Se lo expliqué. El hombre examinó con más atención a Josella. La muchacha suspiró.
—Por favor, olvídese —dijo—. Estoy cansada de refutar esa calumnia.
El hombre pareció sorprenderse agradablemente.
—Muy bien —dijo y abandonó el asunto con un movimiento de cabeza. Regresó al escritorio—. Volvamos a lo nuestro. ¿Han visto a Jacques?
—Si se trata del Coronel que está jugando al Servicio Civil, sí, lo hemos visto —le dije.
El hombre sonrió con una mueca.
—Tenemos que saber con quién tratamos. No podemos hacer nada sin conocer su especialidad —dijo imitando hábilmente los modales del Coronel—. Pero es muy cierto, sin embargo —continuó—. Será mejor que les dé una idea de cómo van las cosas.

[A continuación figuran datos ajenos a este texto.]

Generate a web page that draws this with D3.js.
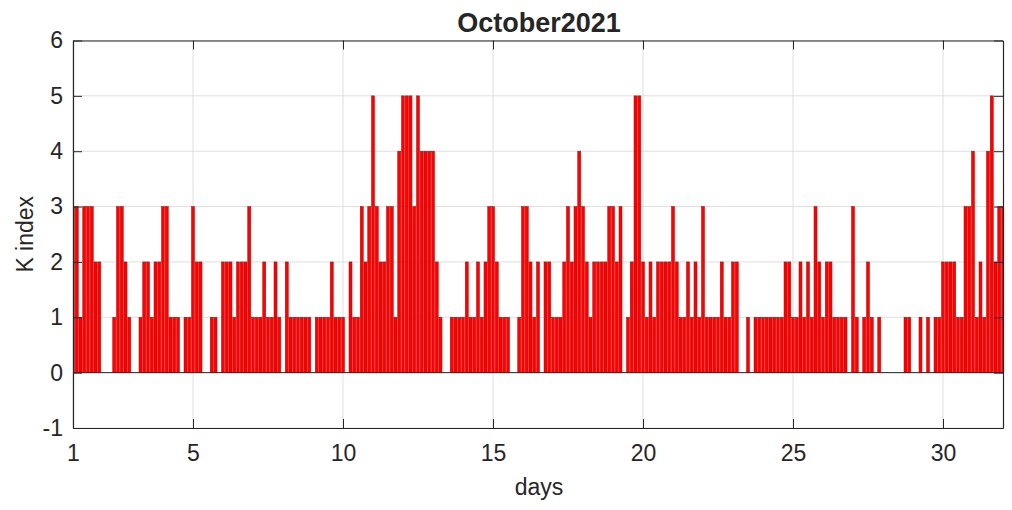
<!DOCTYPE html>
<html>
<head>
<meta charset="utf-8">
<script src="https://cdn.jsdelivr.net/npm/d3@7"></script>
<style>
  body { margin: 0; background: #fff; }
  svg text { font-family: "Liberation Sans", Arial, sans-serif; fill: #262626; }
</style>
</head>
<body>
<svg id="chart" width="1012" height="510"></svg>
<script>
// K index, one value every 3 hours (8 per day), October 2021
var kDay01 = [3,3,1,3,3,3,2,2];
var kDay02 = [0,0,0,1,3,3,2,1];
var kDay03 = [0,0,1,2,2,1,2,2];
var kDay04 = [3,3,1,1,1,0,1,1];
var kDay05 = [3,2,2,0,0,1,1,0];
var kDay06 = [2,2,2,1,2,2,2,3];
var kDay07 = [1,1,1,2,1,1,2,1];
var kDay08 = [0,2,1,1,1,1,1,1];
var kDay09 = [0,1,1,1,1,2,1,1];
var kDay10 = [1,0,2,1,1,3,2,3];
var kDay11 = [5,3,2,2,3,3,1,4];
var kDay12 = [5,5,5,3,5,4,4,4];
var kDay13 = [4,2,1,0,0,1,1,1];
var kDay14 = [1,2,1,1,2,1,2,3];
var kDay15 = [3,2,1,1,1,0,0,1];
var kDay16 = [3,3,2,1,2,0,2,2];
var kDay17 = [1,1,1,2,3,2,3,4];
var kDay18 = [3,2,1,2,2,2,2,3];
var kDay19 = [3,2,3,0,1,2,5,5];
var kDay20 = [2,1,2,1,2,2,2,2];
var kDay21 = [3,2,1,1,2,1,2,1];
var kDay22 = [3,1,1,1,1,2,1,1];
var kDay23 = [2,2,0,0,1,0,1,1];
var kDay24 = [1,1,1,1,1,1,2,2];
var kDay25 = [1,1,2,1,2,1,3,2];
var kDay26 = [1,2,2,1,1,1,1,0];
var kDay27 = [3,1,0,1,2,1,0,1];
var kDay28 = [0,0,0,0,0,0,1,1];
var kDay29 = [0,0,1,0,1,0,1,1];
var kDay30 = [2,2,2,2,1,1,3,3];
var kDay31 = [4,1,2,1,4,5,2,3];
var kDay32 = [3];

var xTicks = [1, 5, 10, 15, 20, 25, 30];
var yTicks = [-1, 0, 1, 2, 3, 4, 5, 6];
var titleText = "October2021";
var xLabel = "days";
var yLabel = "K index";

var kValues = [].concat(kDay01, kDay02, kDay03, kDay04, kDay05, kDay06, kDay07, kDay08,
  kDay09, kDay10, kDay11, kDay12, kDay13, kDay14, kDay15, kDay16, kDay17, kDay18,
  kDay19, kDay20, kDay21, kDay22, kDay23, kDay24, kDay25, kDay26, kDay27, kDay28,
  kDay29, kDay30, kDay31, kDay32);
var data = kValues.map(function(v, i) { return { day: 1 + i / 8, k: v }; });

var svg = d3.select("#chart");
var margin = { top: 40.5, right: 9, bottom: 82, left: 73 },
    width = 1012 - margin.left - margin.right,
    height = 510 - margin.top - margin.bottom;

var x = d3.scaleLinear().domain([1, 32]).range([0, width]);
var y = d3.scaleLinear().domain([-1, 6]).range([height, 0]);

var g = svg.append("g")
    .attr("transform", "translate(" + margin.left + "," + margin.top + ")");

svg.append("defs").append("clipPath").attr("id", "plotclip")
  .append("rect").attr("width", width).attr("height", height);

// grid
g.append("g").selectAll("line").data(xTicks).enter().append("line")
    .attr("x1", x).attr("x2", x).attr("y1", 0).attr("y2", height)
    .attr("stroke", "#dedede").attr("stroke-width", 1);
g.append("g").selectAll("line").data(yTicks).enter().append("line")
    .attr("y1", y).attr("y2", y).attr("x1", 0).attr("x2", width)
    .attr("stroke", "#dedede").attr("stroke-width", 1);

// bars
var barW = x(1 + 0.8 / 8) - x(1);
g.append("g").attr("clip-path", "url(#plotclip)")
  .selectAll("rect").data(data.filter(function(d) { return d.k > 0; })).enter().append("rect")
    .attr("x", function(d) { return x(d.day) - barW / 2; })
    .attr("width", barW)
    .attr("y", function(d) { return y(d.k); })
    .attr("height", function(d) { return y(0) - y(d.k); })
    .attr("fill", "#ff0000")
    .attr("stroke", "#b80000")
    .attr("stroke-width", 0.5);

// baseline
g.append("line")
    .attr("x1", 0).attr("x2", width).attr("y1", y(0)).attr("y2", y(0))
    .attr("stroke", "#262626").attr("stroke-width", 1);

// axes (MATLAB-like box with inward ticks)
var tickLen = 9;
var plain = function(d) { return String(d); };
var xAxisB = d3.axisBottom(x).tickValues(xTicks).tickSizeInner(-tickLen).tickSizeOuter(0).tickPadding(17).tickFormat(plain);
var xAxisT = d3.axisTop(x).tickValues(xTicks).tickSizeInner(-tickLen).tickSizeOuter(0).tickFormat("");
var yAxisL = d3.axisLeft(y).tickValues(yTicks).tickSizeInner(-tickLen).tickSizeOuter(0).tickPadding(10).tickFormat(plain);
var yAxisR = d3.axisRight(y).tickValues(yTicks).tickSizeInner(-tickLen).tickSizeOuter(0).tickFormat("");

function styleAxis(sel) {
  sel.select(".domain").attr("stroke", "#262626").attr("stroke-width", 1.2);
  sel.selectAll(".tick line").attr("stroke", "#262626");
  sel.selectAll(".tick text").attr("font-size", "23px")
     .attr("font-family", "Liberation Sans, Arial, sans-serif").attr("fill", "#262626");
}

g.append("g").attr("transform", "translate(0," + height + ")").call(xAxisB).call(styleAxis);
g.append("g").call(xAxisT).call(styleAxis);
g.append("g").call(yAxisL).call(styleAxis);
g.append("g").attr("transform", "translate(" + width + ",0)").call(yAxisR).call(styleAxis);

// labels
svg.append("text")
    .attr("x", margin.left + width / 2 + 1).attr("y", 32)
    .attr("text-anchor", "middle")
    .attr("font-size", "27px").attr("font-weight", "bold")
    .attr("fill", "#000")
    .text(titleText);

svg.append("text")
    .attr("x", margin.left + width / 2 + 1).attr("y", 495)
    .attr("text-anchor", "middle")
    .attr("font-size", "23px")
    .text(xLabel);

svg.append("text")
    .attr("transform", "translate(33," + (margin.top + y(2.5)) + ") rotate(-90)")
    .attr("text-anchor", "middle")
    .attr("font-size", "23px")
    .text(yLabel);
</script>
</body>
</html>
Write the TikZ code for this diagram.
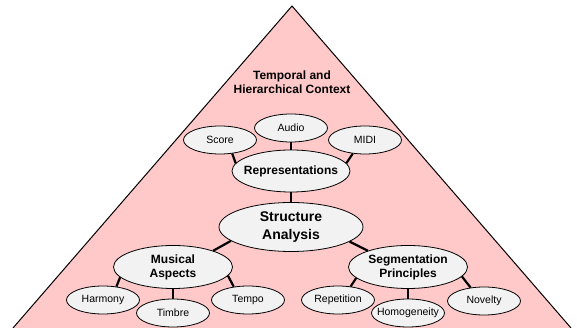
\documentclass[tikz,border=0pt]{standalone}
\usepackage{fontspec}
\setmainfont{Liberation Sans}
\usepackage{xcolor}
\usetikzlibrary{shapes.geometric}
\definecolor{pyramidpink}{HTML}{FFC9C9}
\definecolor{bubblegray}{HTML}{F2F2F2}

\begin{document}
\begin{tikzpicture}[x=1pt, y=1pt,
    bubble/.style={ellipse, draw=black, fill=bubblegray, line width=0.8pt,
                   inner sep=0pt, align=center},
    leaf/.style={bubble, minimum width=73pt, minimum height=28pt,
                 font=\fontsize{10.5}{12}\selectfont},
    branch/.style={bubble, minimum width=119pt, minimum height=43pt,
                   font=\bfseries\fontsize{12}{14}\selectfont},
    link/.style={line width=2.2pt}]
    \useasboundingbox (0,0) rectangle (577,328);
    % pyramid
    \fill[pyramidpink] (13,0) -- (292,322) -- (571,0) -- cycle;
    \draw[line width=1pt, line join=miter] (13,0) -- (292,322) -- (571,0);
    \node[font=\bfseries\fontsize{12}{14}\selectfont, align=center] (context)
      at (292,246) {Temporal and\\Hierarchical Context};

    % representations
    \node[leaf] (audio) at (291,200) {Audio};
    \node[leaf] (score) at (220,188) {Score};
    \node[leaf] (midi) at (365,188) {MIDI};
    \node[branch, minimum width=118pt, minimum height=42pt] (rep) at (291,157)
      {\makebox[0pt]{Representations}};

    % centre
    \node[bubble, minimum width=144pt, minimum height=49pt,
          font=\bfseries\fontsize{14}{17.5}\selectfont] (struct) at (291,101)
      {Structure\\Analysis};

    % lower branches
    \node[branch] (musical) at (173,61) {Musical\\Aspects};
    \node[branch] (seg) at (408,61) {Segmentation\\Principles};
    \node[leaf] (harmony) at (103,28) {Harmony};
    \node[leaf] (timbre) at (173,15) {Timbre};
    \node[leaf] (tempo) at (248,28) {Tempo};
    \node[leaf] (repetition) at (338,28) {Repetition};
    \node[leaf] (homog) at (408,15) {\makebox[0pt]{Homogeneity}};
    \node[leaf] (novelty) at (484,27) {Novelty};

    % connectors
    \draw[link] (score.-48) -- (rep.172);
    \draw[link] (audio.south) -- (rep.north);
    \draw[link] (midi.-132) -- (rep.8);
    \draw[link] (rep.south) -- (struct.north);
    \draw[link] (struct.-167) -- (musical.22);
    \draw[link] (struct.-14) -- (seg.158);
    \draw[link] (musical.-169) -- (harmony.45);
    \draw[link] (musical.south) -- (timbre.north);
    \draw[link] (musical.-9) -- (tempo.137);
    \draw[link] (seg.-168) -- (repetition.47);
    \draw[link] (seg.south) -- (homog.north);
    \draw[link] (seg.-10) -- (novelty.135);
\end{tikzpicture}
\end{document}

Somos, por ahora, treinta y cinco. Gente de toda clase. Esperamos que durante el día se nos reúnan algunos más. Veintiocho pueden ver. Lo otros son maridos o mujeres —y hay dos o tres niños— ciegos. Hasta ahora pensamos salir de aquí mañana mismo, si estamos listos a tiempo, y buscar un lugar seguro. Usted me entiende.
Asentí con un movimiento de cabeza.
—Nosotros habíamos decidido partir esta tarde por las mismas razones —le dije.
—¿Con qué transporte cuentan ustedes?
Le expliqué lo referente al camioncito.
—Íbamos a proveernos hoy —añadí—. Así que no tenemos prácticamente nada, excepto cierta cantidad de fusiles anti-trífidos.
El hombre alzó las cejas. La muchacha llamada Sandra me miró también con curiosidad.
—Es raro que hayan pensado en eso como algo esencial— señaló el hombre.
Le di mis razones. Posiblemente no lo hice muy bien, pues ninguno de los dos pareció muy impresionado. Beadley movió afirmativamente la cabeza, y continuó:
—Bueno, si van a venir con nosotros, les sugiero esto. Entren su coche, dejen aquí lo que tengan, y salgan otra vez en busca de un buen camión. Luego… oh, ¿sabe alguno de ustedes un poco de medicina?
Le dijimos que no.
El hombre frunció levemente el ceño.
—Es una lástima. No tenemos todavía a ningún médico. Me sorprendería si no necesitáramos a un doctor dentro de poco. De todos modos, tendremos que vacunarnos. Pero no vale la pena que los mande a buscar medicinas. ¿Qué les parece alimentos y ramos generales? ¿Les agrada?
Beadley hojeó unos papeles unidos por un broche, sacó uno de ellos, y me lo entregó. Tenía como encabezamiento «N° 15», y debajo había una lista escrita a máquina de alimentos en conserva, ollas, sartenes y ropa de cama.